=== Required task ===
Find the line containing "Output the LaTeX" and copy it exactly, along with every line after it up to and including the line containing "Kompetenzgewinn\\\itm Veränderung der\\\cnt". Copy nothing else.

=== Stored data ===
· · · ·

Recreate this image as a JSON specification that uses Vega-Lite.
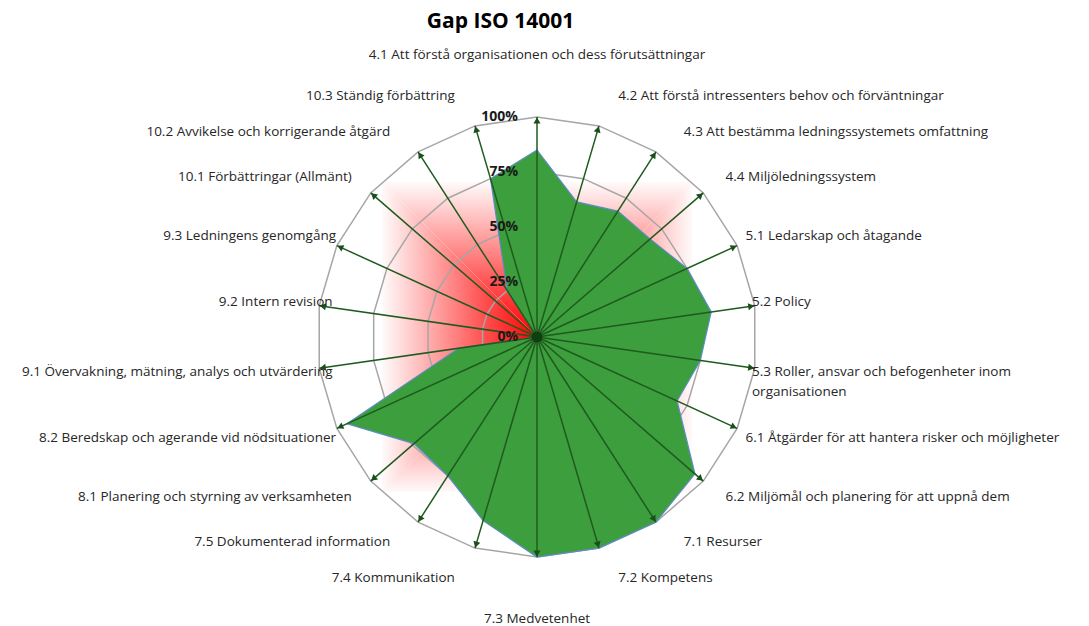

· · · ·

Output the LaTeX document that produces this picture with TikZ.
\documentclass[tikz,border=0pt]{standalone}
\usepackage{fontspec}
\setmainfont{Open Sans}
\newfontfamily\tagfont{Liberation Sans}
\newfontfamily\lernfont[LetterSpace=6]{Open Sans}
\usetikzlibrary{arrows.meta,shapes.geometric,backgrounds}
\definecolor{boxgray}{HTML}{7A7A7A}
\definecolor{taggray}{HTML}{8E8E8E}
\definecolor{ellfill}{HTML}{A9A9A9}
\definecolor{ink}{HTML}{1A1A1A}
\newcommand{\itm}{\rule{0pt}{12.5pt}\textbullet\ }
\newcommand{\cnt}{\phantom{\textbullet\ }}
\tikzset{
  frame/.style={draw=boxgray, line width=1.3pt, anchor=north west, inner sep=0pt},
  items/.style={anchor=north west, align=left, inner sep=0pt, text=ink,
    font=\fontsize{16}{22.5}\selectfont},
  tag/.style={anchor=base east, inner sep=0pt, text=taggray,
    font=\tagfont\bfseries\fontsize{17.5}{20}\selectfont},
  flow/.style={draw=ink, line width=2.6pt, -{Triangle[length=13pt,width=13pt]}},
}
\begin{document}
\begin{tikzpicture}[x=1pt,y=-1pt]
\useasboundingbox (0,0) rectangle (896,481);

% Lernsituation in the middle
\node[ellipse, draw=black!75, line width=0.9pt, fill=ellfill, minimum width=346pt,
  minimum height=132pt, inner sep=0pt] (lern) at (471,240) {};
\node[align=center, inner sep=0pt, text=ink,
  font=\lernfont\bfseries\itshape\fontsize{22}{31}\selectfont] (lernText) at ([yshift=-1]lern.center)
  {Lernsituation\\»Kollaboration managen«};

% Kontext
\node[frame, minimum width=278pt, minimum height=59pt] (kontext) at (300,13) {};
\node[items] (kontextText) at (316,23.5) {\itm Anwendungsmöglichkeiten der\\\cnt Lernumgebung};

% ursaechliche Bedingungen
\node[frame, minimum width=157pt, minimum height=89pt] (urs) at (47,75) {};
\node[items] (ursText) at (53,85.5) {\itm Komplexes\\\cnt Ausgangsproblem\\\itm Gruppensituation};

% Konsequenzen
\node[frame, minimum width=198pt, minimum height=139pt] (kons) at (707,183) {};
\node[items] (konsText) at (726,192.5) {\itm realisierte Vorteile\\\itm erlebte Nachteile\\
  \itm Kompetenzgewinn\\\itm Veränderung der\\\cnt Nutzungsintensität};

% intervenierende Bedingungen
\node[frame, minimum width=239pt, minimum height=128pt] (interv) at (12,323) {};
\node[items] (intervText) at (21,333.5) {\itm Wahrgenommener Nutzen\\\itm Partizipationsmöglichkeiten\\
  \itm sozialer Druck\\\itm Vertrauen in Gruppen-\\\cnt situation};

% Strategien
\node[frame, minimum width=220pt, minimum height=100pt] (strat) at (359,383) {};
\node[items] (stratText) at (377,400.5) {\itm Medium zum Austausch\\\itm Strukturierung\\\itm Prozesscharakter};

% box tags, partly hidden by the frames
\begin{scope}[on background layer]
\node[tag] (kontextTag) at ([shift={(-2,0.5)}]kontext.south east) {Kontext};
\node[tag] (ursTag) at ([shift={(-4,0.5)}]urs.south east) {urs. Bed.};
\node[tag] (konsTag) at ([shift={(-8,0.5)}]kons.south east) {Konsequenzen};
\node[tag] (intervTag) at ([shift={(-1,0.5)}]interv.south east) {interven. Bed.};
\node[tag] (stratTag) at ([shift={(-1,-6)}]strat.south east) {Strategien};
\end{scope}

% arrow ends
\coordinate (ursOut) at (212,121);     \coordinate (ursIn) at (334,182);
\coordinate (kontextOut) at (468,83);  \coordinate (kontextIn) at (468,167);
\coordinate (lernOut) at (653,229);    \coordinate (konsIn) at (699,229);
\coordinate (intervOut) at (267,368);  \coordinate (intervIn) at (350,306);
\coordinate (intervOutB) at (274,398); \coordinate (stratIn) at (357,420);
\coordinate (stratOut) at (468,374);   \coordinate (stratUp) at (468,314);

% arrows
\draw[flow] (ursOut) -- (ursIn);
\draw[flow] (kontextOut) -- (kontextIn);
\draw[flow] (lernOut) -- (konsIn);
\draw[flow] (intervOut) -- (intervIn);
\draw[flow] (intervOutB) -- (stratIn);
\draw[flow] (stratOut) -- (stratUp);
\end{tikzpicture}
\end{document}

· · · ·

=== The result ===
Output the LaTeX document that produces this picture with TikZ.
\documentclass[tikz,border=0pt]{standalone}
\usepackage{fontspec}
\setmainfont{Open Sans}
\newfontfamily\tagfont{Liberation Sans}
\newfontfamily\lernfont[LetterSpace=6]{Open Sans}
\usetikzlibrary{arrows.meta,shapes.geometric,backgrounds}
\definecolor{boxgray}{HTML}{7A7A7A}
\definecolor{taggray}{HTML}{8E8E8E}
\definecolor{ellfill}{HTML}{A9A9A9}
\definecolor{ink}{HTML}{1A1A1A}
\newcommand{\itm}{\rule{0pt}{12.5pt}\textbullet\ }
\newcommand{\cnt}{\phantom{\textbullet\ }}
\tikzset{
  frame/.style={draw=boxgray, line width=1.3pt, anchor=north west, inner sep=0pt},
  items/.style={anchor=north west, align=left, inner sep=0pt, text=ink,
    font=\fontsize{16}{22.5}\selectfont},
  tag/.style={anchor=base east, inner sep=0pt, text=taggray,
    font=\tagfont\bfseries\fontsize{17.5}{20}\selectfont},
  flow/.style={draw=ink, line width=2.6pt, -{Triangle[length=13pt,width=13pt]}},
}
\begin{document}
\begin{tikzpicture}[x=1pt,y=-1pt]
\useasboundingbox (0,0) rectangle (896,481);

% Lernsituation in the middle
\node[ellipse, draw=black!75, line width=0.9pt, fill=ellfill, minimum width=346pt,
  minimum height=132pt, inner sep=0pt] (lern) at (471,240) {};
\node[align=center, inner sep=0pt, text=ink,
  font=\lernfont\bfseries\itshape\fontsize{22}{31}\selectfont] (lernText) at ([yshift=-1]lern.center)
  {Lernsituation\\»Kollaboration managen«};

% Kontext
\node[frame, minimum width=278pt, minimum height=59pt] (kontext) at (300,13) {};
\node[items] (kontextText) at (316,23.5) {\itm Anwendungsmöglichkeiten der\\\cnt Lernumgebung};

% ursaechliche Bedingungen
\node[frame, minimum width=157pt, minimum height=89pt] (urs) at (47,75) {};
\node[items] (ursText) at (53,85.5) {\itm Komplexes\\\cnt Ausgangsproblem\\\itm Gruppensituation};

% Konsequenzen
\node[frame, minimum width=198pt, minimum height=139pt] (kons) at (707,183) {};
\node[items] (konsText) at (726,192.5) {\itm realisierte Vorteile\\\itm erlebte Nachteile\\
  \itm Kompetenzgewinn\\\itm Veränderung der\\\cnt Nutzungsintensität};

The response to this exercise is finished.